• [SHORT PROBLEM] Your copy of the material must match it exactly, except that pictures are dropped.

• [DATA LINES]
((

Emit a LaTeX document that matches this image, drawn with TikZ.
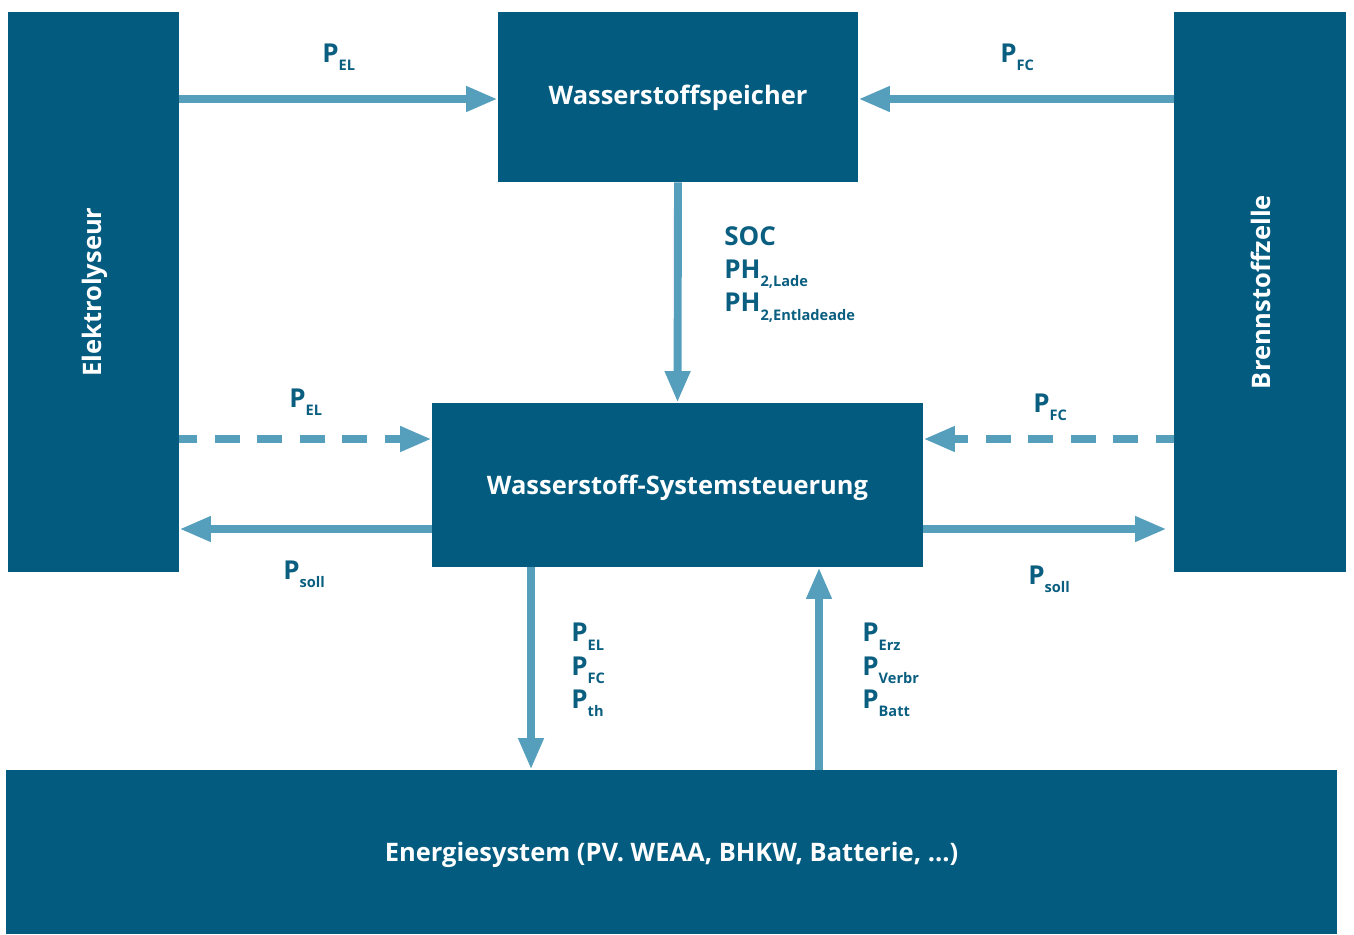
\documentclass[tikz,border=0pt]{standalone}
\usepackage{fontspec}
\setmainfont{Open Sans}
\usetikzlibrary{arrows.meta, calc}

\definecolor{boxblue}{HTML}{035B7F}
\definecolor{flowblue}{HTML}{559FBD}
\definecolor{txtblue}{HTML}{0A5E80}

\newcommand{\pwr}[2]{#1\raisebox{-4.6pt}{\fontsize{8.3}{9}\selectfont #2}}

\tikzset{
  box/.style={fill=boxblue, draw=none, inner sep=0pt},
  boxtext/.style={text=white, font=\bfseries\fontsize{14.5}{16}\selectfont, inner sep=0pt},
  flow/.style={draw=flowblue, line width=4.5pt, -{Triangle[length=18pt, width=13.5pt]}},
  dflow/.style={flow, dash pattern=on 14.2pt off 10pt, dash phase=4pt},
  lbl/.style={text=txtblue, font=\bfseries\fontsize{14.8}{19}\selectfont, inner sep=0pt, align=left}
}

\begin{document}
\begin{tikzpicture}[x=0.02cm, y=-0.02cm]
               \useasboundingbox (0,0) rectangle (1354,934);
               % blocks
               \node[box, minimum width=3.42cm, minimum height=11.2cm] (el) at (93.5,292) {};
               \node[box, minimum width=7.2cm, minimum height=3.4cm] (sp) at (678,97) {};
               \node[box, minimum width=3.44cm, minimum height=11.2cm] (fc) at (1260,292) {};
               \node[box, minimum width=9.82cm, minimum height=3.28cm] (st) at (677.5,485) {};
               \node[box, minimum width=26.62cm, minimum height=3.28cm] (es) at (671.5,852) {};
               \node[boxtext, rotate=90] (eltext) at ($(el.center)+(1,0)$) {Elektrolyseur};
               \node[boxtext] (sptext) at ($(sp.center)+(0,1)$) {Wasserstoffspeicher};
               \node[boxtext, rotate=90] (fctext) at ($(fc.center)+(1,0)$) {Brennstoffzelle};
               \node[boxtext] (sttext) at ($(st.center)+(0,3)$) {Wasserstoff-Systemsteuerung};
               \node[boxtext] (estext) at ($(es.center)+(0,3)$) {Energiesystem (PV. WEAA, BHKW, Batterie, ...)};
               % arrows
               \draw[flow] (el.east |- 0,99) -- (sp.west |- 0,99);
               \draw[flow] (fc.west |- 0,99) -- (sp.east |- 0,99);
               \draw[flow] (sp.south) -- (st.north);
               \draw[dflow] (el.east |- 0,439) -- (st.west |- 0,439);
               \draw[dflow] (fc.west |- 0,439) -- (st.east |- 0,439);
               \draw[flow] (st.west |- 0,529) -- (el.east |- 0,529);
               \draw[flow] (st.east |- 0,529) -- ($(fc.west |- 0,529)+(-7,0)$);
               \draw[flow] (st.south -| 531,0) -- (es.north -| 531,0);
               \draw[flow] (es.north -| 819,0) -- (st.south -| 819,0);
               % labels
               \node[lbl, anchor=base west] (pel1) at (322,62) {\pwr{P}{EL}};
               \node[lbl, anchor=base west] (pfc1) at (1000,62) {\pwr{P}{FC}};
               \node[lbl, anchor=north west] (soc) at (724,226) {SOC\\\pwr{PH}{2,Lade}\\\pwr{PH}{2,Entladeade}};
               \node[lbl, anchor=base west] (pel2) at (289,407) {\pwr{P}{EL}};
               \node[lbl, anchor=base west] (pfc2) at (1033,412) {\pwr{P}{FC}};
               \node[lbl, anchor=base west] (psoll1) at (283,579) {\pwr{P}{soll}};
               \node[lbl, anchor=base west] (psoll2) at (1028,584) {\pwr{P}{soll}};
               \node[lbl, anchor=north west] (pdown) at (571,623) {\pwr{P}{EL}\\\pwr{P}{FC}\\\pwr{P}{th}};
               \node[lbl, anchor=north west] (pup) at (862,623) {\pwr{P}{Erz}\\\pwr{P}{Verbr}\\\pwr{P}{Batt}};
\end{tikzpicture}
\end{document}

))

• [FULL RESPONSE]
Emit a LaTeX document that matches this image, drawn with TikZ.
\documentclass[tikz,border=0pt]{standalone}
\usepackage{fontspec}
\setmainfont{Open Sans}
\usetikzlibrary{arrows.meta, calc}

\definecolor{boxblue}{HTML}{035B7F}
\definecolor{flowblue}{HTML}{559FBD}
\definecolor{txtblue}{HTML}{0A5E80}

\newcommand{\pwr}[2]{#1\raisebox{-4.6pt}{\fontsize{8.3}{9}\selectfont #2}}

\tikzset{
  box/.style={fill=boxblue, draw=none, inner sep=0pt},
  boxtext/.style={text=white, font=\bfseries\fontsize{14.5}{16}\selectfont, inner sep=0pt},
  flow/.style={draw=flowblue, line width=4.5pt, -{Triangle[length=18pt, width=13.5pt]}},
  dflow/.style={flow, dash pattern=on 14.2pt off 10pt, dash phase=4pt},
  lbl/.style={text=txtblue, font=\bfseries\fontsize{14.8}{19}\selectfont, inner sep=0pt, align=left}
}

\begin{document}
\begin{tikzpicture}[x=0.02cm, y=-0.02cm]
               \useasboundingbox (0,0) rectangle (1354,934);
               % blocks
               \node[box, minimum width=3.42cm, minimum height=11.2cm] (el) at (93.5,292) {};
               \node[box, minimum width=7.2cm, minimum height=3.4cm] (sp) at (678,97) {};
               \node[box, minimum width=3.44cm, minimum height=11.2cm] (fc) at (1260,292) {};
               \node[box, minimum width=9.82cm, minimum height=3.28cm] (st) at (677.5,485) {};
               \node[box, minimum width=26.62cm, minimum height=3.28cm] (es) at (671.5,852) {};
               \node[boxtext, rotate=90] (eltext) at ($(el.center)+(1,0)$) {Elektrolyseur};
               \node[boxtext] (sptext) at ($(sp.center)+(0,1)$) {Wasserstoffspeicher};
               \node[boxtext, rotate=90] (fctext) at ($(fc.center)+(1,0)$) {Brennstoffzelle};
               \node[boxtext] (sttext) at ($(st.center)+(0,3)$) {Wasserstoff-Systemsteuerung};
               \node[boxtext] (estext) at ($(es.center)+(0,3)$) {Energiesystem (PV. WEAA, BHKW, Batterie, ...)};
               % arrows
               \draw[flow] (el.east |- 0,99) -- (sp.west |- 0,99);
               \draw[flow] (fc.west |- 0,99) -- (sp.east |- 0,99);
               \draw[flow] (sp.south) -- (st.north);
               \draw[dflow] (el.east |- 0,439) -- (st.west |- 0,439);
               \draw[dflow] (fc.west |- 0,439) -- (st.east |- 0,439);
               \draw[flow] (st.west |- 0,529) -- (el.east |- 0,529);
               \draw[flow] (st.east |- 0,529) -- ($(fc.west |- 0,529)+(-7,0)$);
               \draw[flow] (st.south -| 531,0) -- (es.north -| 531,0);
               \draw[flow] (es.north -| 819,0) -- (st.south -| 819,0);
               % labels
               \node[lbl, anchor=base west] (pel1) at (322,62) {\pwr{P}{EL}};
               \node[lbl, anchor=base west] (pfc1) at (1000,62) {\pwr{P}{FC}};
               \node[lbl, anchor=north west] (soc) at (724,226) {SOC\\\pwr{PH}{2,Lade}\\\pwr{PH}{2,Entladeade}};
               \node[lbl, anchor=base west] (pel2) at (289,407) {\pwr{P}{EL}};
               \node[lbl, anchor=base west] (pfc2) at (1033,412) {\pwr{P}{FC}};
               \node[lbl, anchor=base west] (psoll1) at (283,579) {\pwr{P}{soll}};
               \node[lbl, anchor=base west] (psoll2) at (1028,584) {\pwr{P}{soll}};
               \node[lbl, anchor=north west] (pdown) at (571,623) {\pwr{P}{EL}\\\pwr{P}{FC}\\\pwr{P}{th}};
               \node[lbl, anchor=north west] (pup) at (862,623) {\pwr{P}{Erz}\\\pwr{P}{Verbr}\\\pwr{P}{Batt}};
\end{tikzpicture}
\end{document}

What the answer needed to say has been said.